Objective: Omit all pictures. Copy the rest of the material exactly.

Extracted data entries:
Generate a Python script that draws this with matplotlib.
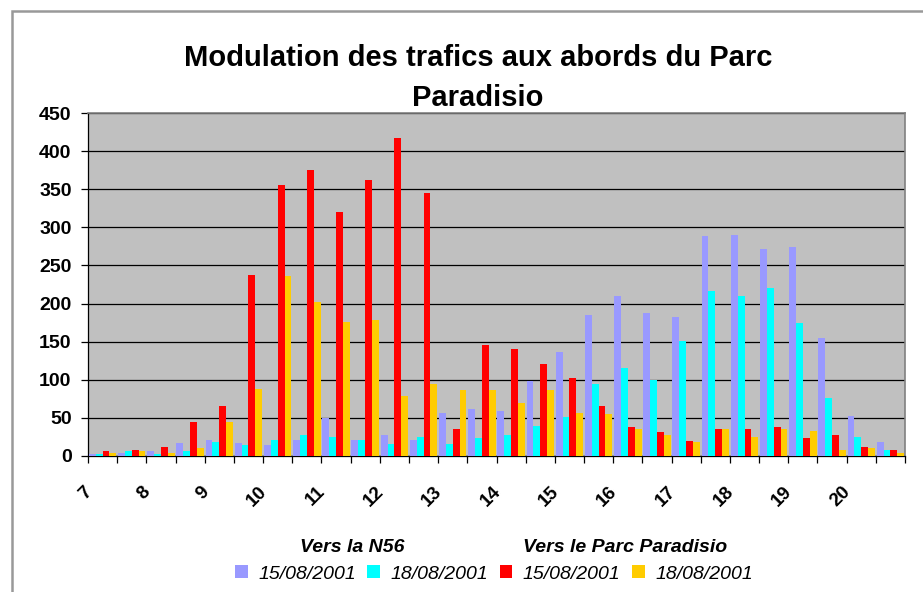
import matplotlib
matplotlib.use("Agg")
import matplotlib.pyplot as plt
import numpy as np
from matplotlib.patches import Rectangle
from matplotlib.transforms import offset_copy

# ---------------------------------------------------------
# Données (créneaux d'une demi-heure de 7h à 20h30)
# ---------------------------------------------------------
etiquettes = ['7', '', '8', '', '9', '', '10', '', '11', '', '12', '', '13', '',
              '14', '', '15', '', '16', '', '17', '', '18', '', '19', '', '20', '']

n56_15 = [3, 4, 6, 17, 21, 17, 14, 21, 50, 21, 27, 21, 57, 62,
          59, 98, 136, 185, 210, 187, 183, 289, 290, 272, 274, 155, 53, 18]
n56_18 = [3, 6, 3, 6, 19, 14, 21, 27, 25, 21, 16, 25, 16, 24,
          27, 40, 51, 94, 116, 100, 151, 216, 210, 221, 174, 76, 25, 8]
parc_15 = [6, 8, 12, 44, 66, 238, 356, 375, 320, 362, 417, 345, 35, 145,
           141, 121, 102, 66, 38, 31, 20, 36, 36, 38, 23, 27, 12, 8]
parc_18 = [4, 6, 4, 10, 44, 88, 236, 202, 176, 178, 79, 94, 87, 87,
           70, 87, 57, 55, 36, 27, 18, 35, 25, 35, 33, 8, 10, 4]

series = [n56_15, n56_18, parc_15, parc_18]
dates = ['15/08/2001', '18/08/2001', '15/08/2001', '18/08/2001']
couleurs = ['#9999FF', '#00FFFF', '#FF0000', '#FFCC00']

plt.rcParams['font.family'] = ['Liberation Sans', 'DejaVu Sans']

W, H = 923, 592
fig = plt.figure(figsize=(W / 100, H / 100), dpi=100)

# cadre gris de la zone de graphique
fig.patches.append(Rectangle((12 / W, -0.1), 1.2, (H - 11) / H + 0.1,
                             transform=fig.transFigure, fill=False,
                             edgecolor='#999999', linewidth=1.8))

ax = fig.add_axes([88 / W, (H - 456) / H, 817 / W, 343 / H])
ax.set_facecolor('#C0C0C0')

x = np.arange(len(etiquettes))
largeur = 0.235
for k, (vals, coul) in enumerate(zip(series, couleurs)):
    ax.bar(x + (k - 1.5) * largeur, vals, width=largeur, color=coul,
           linewidth=0, zorder=3, label=dates[k])

ax.set_xlim(-0.5, len(etiquettes) - 0.5)
ax.set_ylim(0, 450)
ax.set_yticks(np.arange(0, 451, 50))
ax.set_yticklabels([str(v) for v in range(0, 451, 50)], fontsize=14, fontweight='bold')
ax.grid(axis='y', color='black', linewidth=0.9, zorder=1)
ax.set_axisbelow(True)

# graduations entre les catégories, étiquettes écrites à part
ax.set_xticks(np.arange(-0.5, len(etiquettes), 1.0))
ax.set_xticklabels([])
ax.tick_params(axis='x', direction='out', length=5, width=0.9, color='black')
ax.tick_params(axis='y', direction='out', length=4.8, width=0.9, pad=7, color='black')

trans = offset_copy(ax.get_xaxis_transform(), fig=fig, x=-9.4, y=-24, units='points')
for i, lab in enumerate(etiquettes):
    if lab:
        ax.text(i, 0, lab, transform=trans, rotation=45, rotation_mode='anchor',
                ha='right', va='center', fontsize=13.5, fontweight='bold')

for s in ['left', 'bottom']:
    ax.spines[s].set_color('black')
    ax.spines[s].set_linewidth(0.9)
for s in ['top', 'right']:
    ax.spines[s].set_color('#808080')
    ax.spines[s].set_linewidth(1.2)

# titre
fig.text(478 / W, 1 - 78 / H, 'Modulation des trafics aux abords du Parc\nParadisio',
         ha='center', va='center', fontsize=21, fontweight='bold', linespacing=1.5)

# légende
fig.text(352 / W, 1 - 547 / H, 'Vers la N56', ha='center', va='center',
         fontsize=14, fontweight='bold', style='italic')
fig.text(625 / W, 1 - 547 / H, 'Vers le Parc Paradisio', ha='center', va='center',
         fontsize=14, fontweight='bold', style='italic')
handles, labels = ax.get_legend_handles_labels()
fig.legend(handles, labels, ncol=4, loc='center', bbox_to_anchor=(494 / W, 1 - 574 / H),
           frameon=False, prop={'size': 14, 'style': 'italic'},
           handlelength=0.65, handleheight=0.65, handletextpad=0.55,
           columnspacing=0.58, borderpad=0, borderaxespad=0)

fig.savefig('out.png', dpi=100)
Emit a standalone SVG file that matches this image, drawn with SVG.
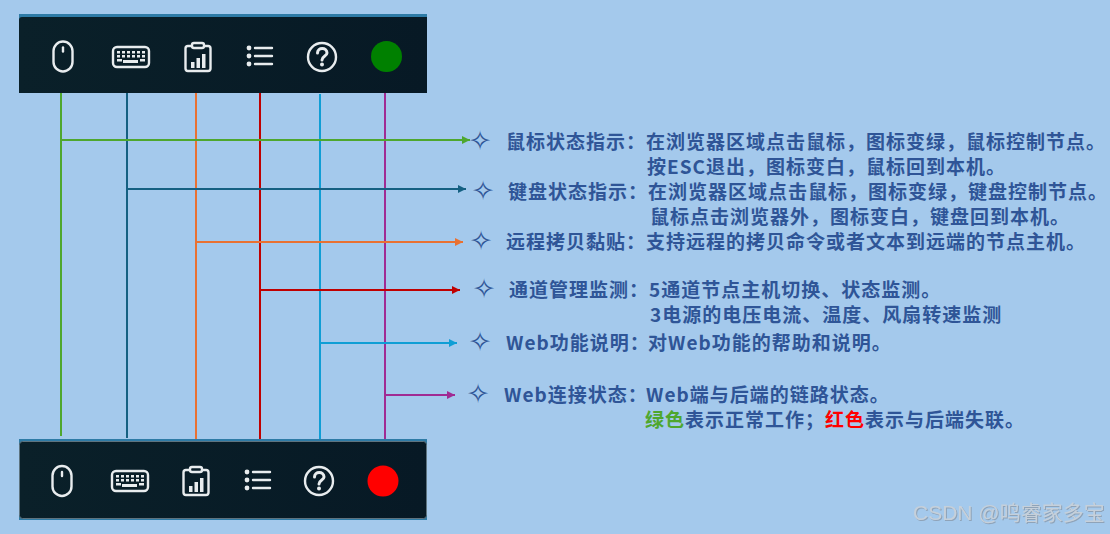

Task output:
Generate a Python script that draws this with matplotlib.
import matplotlib
matplotlib.use("Agg")
import matplotlib.pyplot as plt
import numpy as np
from matplotlib.patches import Rectangle
from matplotlib.transforms import offset_copy

# ---------------------------------------------------------
# Données (créneaux d'une demi-heure de 7h à 20h30)
# ---------------------------------------------------------
etiquettes = ['7', '', '8', '', '9', '', '10', '', '11', '', '12', '', '13', '',
              '14', '', '15', '', '16', '', '17', '', '18', '', '19', '', '20', '']

n56_15 = [3, 4, 6, 17, 21, 17, 14, 21, 50, 21, 27, 21, 57, 62,
          59, 98, 136, 185, 210, 187, 183, 289, 290, 272, 274, 155, 53, 18]
n56_18 = [3, 6, 3, 6, 19, 14, 21, 27, 25, 21, 16, 25, 16, 24,
          27, 40, 51, 94, 116, 100, 151, 216, 210, 221, 174, 76, 25, 8]
parc_15 = [6, 8, 12, 44, 66, 238, 356, 375, 320, 362, 417, 345, 35, 145,
           141, 121, 102, 66, 38, 31, 20, 36, 36, 38, 23, 27, 12, 8]
parc_18 = [4, 6, 4, 10, 44, 88, 236, 202, 176, 178, 79, 94, 87, 87,
           70, 87, 57, 55, 36, 27, 18, 35, 25, 35, 33, 8, 10, 4]

series = [n56_15, n56_18, parc_15, parc_18]
dates = ['15/08/2001', '18/08/2001', '15/08/2001', '18/08/2001']
couleurs = ['#9999FF', '#00FFFF', '#FF0000', '#FFCC00']

plt.rcParams['font.family'] = ['Liberation Sans', 'DejaVu Sans']

W, H = 923, 592
fig = plt.figure(figsize=(W / 100, H / 100), dpi=100)

# cadre gris de la zone de graphique
fig.patches.append(Rectangle((12 / W, -0.1), 1.2, (H - 11) / H + 0.1,
                             transform=fig.transFigure, fill=False,
                             edgecolor='#999999', linewidth=1.8))

ax = fig.add_axes([88 / W, (H - 456) / H, 817 / W, 343 / H])
ax.set_facecolor('#C0C0C0')

x = np.arange(len(etiquettes))
largeur = 0.235
for k, (vals, coul) in enumerate(zip(series, couleurs)):
    ax.bar(x + (k - 1.5) * largeur, vals, width=largeur, color=coul,
           linewidth=0, zorder=3, label=dates[k])

ax.set_xlim(-0.5, len(etiquettes) - 0.5)
ax.set_ylim(0, 450)
ax.set_yticks(np.arange(0, 451, 50))
ax.set_yticklabels([str(v) for v in range(0, 451, 50)], fontsize=14, fontweight='bold')
ax.grid(axis='y', color='black', linewidth=0.9, zorder=1)
ax.set_axisbelow(True)

# graduations entre les catégories, étiquettes écrites à part
ax.set_xticks(np.arange(-0.5, len(etiquettes), 1.0))
ax.set_xticklabels([])
ax.tick_params(axis='x', direction='out', length=5, width=0.9, color='black')
ax.tick_params(axis='y', direction='out', length=4.8, width=0.9, pad=7, color='black')

trans = offset_copy(ax.get_xaxis_transform(), fig=fig, x=-9.4, y=-24, units='points')
for i, lab in enumerate(etiquettes):
    if lab:
        ax.text(i, 0, lab, transform=trans, rotation=45, rotation_mode='anchor',
                ha='right', va='center', fontsize=13.5, fontweight='bold')

for s in ['left', 'bottom']:
    ax.spines[s].set_color('black')
    ax.spines[s].set_linewidth(0.9)
for s in ['top', 'right']:
    ax.spines[s].set_color('#808080')
    ax.spines[s].set_linewidth(1.2)

# titre
fig.text(478 / W, 1 - 78 / H, 'Modulation des trafics aux abords du Parc\nParadisio',
         ha='center', va='center', fontsize=21, fontweight='bold', linespacing=1.5)

# légende
fig.text(352 / W, 1 - 547 / H, 'Vers la N56', ha='center', va='center',
         fontsize=14, fontweight='bold', style='italic')
fig.text(625 / W, 1 - 547 / H, 'Vers le Parc Paradisio', ha='center', va='center',
         fontsize=14, fontweight='bold', style='italic')
handles, labels = ax.get_legend_handles_labels()
fig.legend(handles, labels, ncol=4, loc='center', bbox_to_anchor=(494 / W, 1 - 574 / H),
           frameon=False, prop={'size': 14, 'style': 'italic'},
           handlelength=0.65, handleheight=0.65, handletextpad=0.55,
           columnspacing=0.58, borderpad=0, borderaxespad=0)

fig.savefig('out.png', dpi=100)
Emit a standalone SVG file that matches this image, drawn with SVG.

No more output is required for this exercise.